I’m just coming to the end of George W. Bush’s memoir Decision Points. I can already say that it’s exceptionally readable and well-written for such a book (I believe Bush’s 28-year-old former speechwriter Christopher Michel did ghost-writing duties).
The book reminds us of what it was like to have a gracious and good man as president, a man who thought more of the office and the country than of himself, a man who treated even his most virulent critics with generosity and respect. It’s a reminder we can all use right about now.
As it should, the book also adds Bush’s own vote to the decision of history. W’s presidency is a tough one to judge at this point. He was elected during the best of times, the legacy of Ronald Reagan’s stewardship of the economy and the Cold War, a legacy maintained through the administrations of Bush’s father and Bill Clinton. He himself intended to add to that legacy and to become known as “the education president.” But all that ended on 9/11, when he was called to respond to one of the worst crises this country has ever faced. Then came Katrina, one of the worst storms ever to hit the US. And of course, the financial crisis, also one of the worst. Rather than a good man for good times, W was called upon to rise to greatness in terrible times.
Whether he succeeded or not – or how much he succeeded and didn’t – is, again, difficult to judge so soon after the events. In Decision Points, W explains his thinking and his feelings, which is all that he can do.

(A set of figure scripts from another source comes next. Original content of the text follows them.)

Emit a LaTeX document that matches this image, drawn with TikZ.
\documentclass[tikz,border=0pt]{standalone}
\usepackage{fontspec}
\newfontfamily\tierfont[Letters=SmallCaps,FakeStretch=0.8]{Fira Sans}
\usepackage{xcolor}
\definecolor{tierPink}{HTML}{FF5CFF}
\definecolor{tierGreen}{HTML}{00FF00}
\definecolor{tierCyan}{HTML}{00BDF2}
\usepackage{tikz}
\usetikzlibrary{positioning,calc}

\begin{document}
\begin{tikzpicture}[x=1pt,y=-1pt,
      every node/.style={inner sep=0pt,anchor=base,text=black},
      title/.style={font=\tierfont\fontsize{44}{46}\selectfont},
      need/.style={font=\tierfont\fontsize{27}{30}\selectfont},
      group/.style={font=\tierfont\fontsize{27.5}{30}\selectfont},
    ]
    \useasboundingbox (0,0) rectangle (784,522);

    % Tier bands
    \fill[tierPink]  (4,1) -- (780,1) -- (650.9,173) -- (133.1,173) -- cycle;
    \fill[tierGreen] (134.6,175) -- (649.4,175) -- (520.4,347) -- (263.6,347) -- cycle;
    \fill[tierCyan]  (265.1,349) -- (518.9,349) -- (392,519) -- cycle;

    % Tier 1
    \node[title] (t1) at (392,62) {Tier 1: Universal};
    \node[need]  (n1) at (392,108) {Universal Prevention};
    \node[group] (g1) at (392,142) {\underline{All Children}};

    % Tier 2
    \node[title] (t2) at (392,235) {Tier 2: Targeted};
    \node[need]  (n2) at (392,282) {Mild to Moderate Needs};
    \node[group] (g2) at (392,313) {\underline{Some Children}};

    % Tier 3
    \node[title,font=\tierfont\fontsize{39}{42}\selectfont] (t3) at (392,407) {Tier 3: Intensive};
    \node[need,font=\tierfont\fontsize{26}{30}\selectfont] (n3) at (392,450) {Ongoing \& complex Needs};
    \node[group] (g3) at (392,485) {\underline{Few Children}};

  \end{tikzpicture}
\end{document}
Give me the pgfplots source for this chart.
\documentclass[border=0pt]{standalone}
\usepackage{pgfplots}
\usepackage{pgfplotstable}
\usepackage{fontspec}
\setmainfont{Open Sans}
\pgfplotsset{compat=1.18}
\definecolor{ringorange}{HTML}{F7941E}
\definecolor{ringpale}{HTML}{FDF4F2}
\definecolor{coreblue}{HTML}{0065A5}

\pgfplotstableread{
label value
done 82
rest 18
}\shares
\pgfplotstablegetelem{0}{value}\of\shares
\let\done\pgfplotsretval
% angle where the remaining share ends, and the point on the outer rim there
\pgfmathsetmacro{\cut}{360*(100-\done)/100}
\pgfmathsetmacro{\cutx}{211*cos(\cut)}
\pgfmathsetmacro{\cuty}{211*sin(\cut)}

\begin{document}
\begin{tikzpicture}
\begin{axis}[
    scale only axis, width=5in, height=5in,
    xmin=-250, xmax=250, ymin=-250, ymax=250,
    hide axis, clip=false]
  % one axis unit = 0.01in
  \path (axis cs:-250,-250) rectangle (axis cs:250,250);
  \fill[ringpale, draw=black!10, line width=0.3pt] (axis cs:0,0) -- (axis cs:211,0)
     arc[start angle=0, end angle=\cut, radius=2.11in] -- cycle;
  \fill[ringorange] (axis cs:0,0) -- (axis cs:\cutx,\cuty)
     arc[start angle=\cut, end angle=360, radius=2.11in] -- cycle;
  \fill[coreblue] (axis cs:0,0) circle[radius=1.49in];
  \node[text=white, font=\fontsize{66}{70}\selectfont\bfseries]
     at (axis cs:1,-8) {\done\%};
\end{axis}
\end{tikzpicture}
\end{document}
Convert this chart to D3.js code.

But for those of us who admired W. the man – agreeing with his decisions sometimes, disagreeing other times – the book also highlights one of the most frustrating aspects of his administration: his refusal to engage his critics in the press. I use the word “critics” charitably. They were animals. I’m thinking skunks and weasels mostly, but then perhaps that’s unfair to skunks and weasels. They hammered him with hysterical coverage of non-scandal scandals like the Valerie Plame silliness (the real scandal was Joe Wilson’s perfidy), by elevating the unstable Cindy Sheehan to the level of “Peace Mom,” echoing outright horse manure like “Bush lied, people died,” and responding to his mis-steps – as when he didn’t do a New Orleans photo op during Katrina – with coverage tantamount to hate speech. Worst of all was the coverage of the War on Terror: the New York Times tried to label it a Vietnam-like quagmire less than a month after it began. The Times, CNN, CBS – the so-called MSM – their coverage of W’s administration was dishonest and despicable.
Bush never responded to these hateful and hate-filled critics while in office, frustrating those of his friends who wanted the people to hear his side directly from him. In Decision Points, while he responds in the sense of explaining his actions, he still refuses to punch back. In a recent interview with Bill O’Reilly, he said he didn’t want to lower the office of the presidency by getting in the dirt with these people.
All well and good. I admire that. But the fact was that the impression these critics created with their lies and distortions had an effect on W’s decisions and his administration. He admits that the perception they manufactured of his response to Katrina weakened him politically, that their selling of the war’s failures increased pressure to surrender, and their hysteria over his attempt at Social Security reform made consensus next to impossible. By not responding he let the media impressions stand and increased their power.
This, for me, is Paradox W: the fact that he sought to remain above the media lies while his actions were badly hampered by them. It seems to me that men like Reagan – and now New Jersey Governor Chris Christie – understand that an executive can confront the media without demeaning himself, letting the truth have its way while exposing the techniques, assumptions and distortions of our ideologically corrupt press.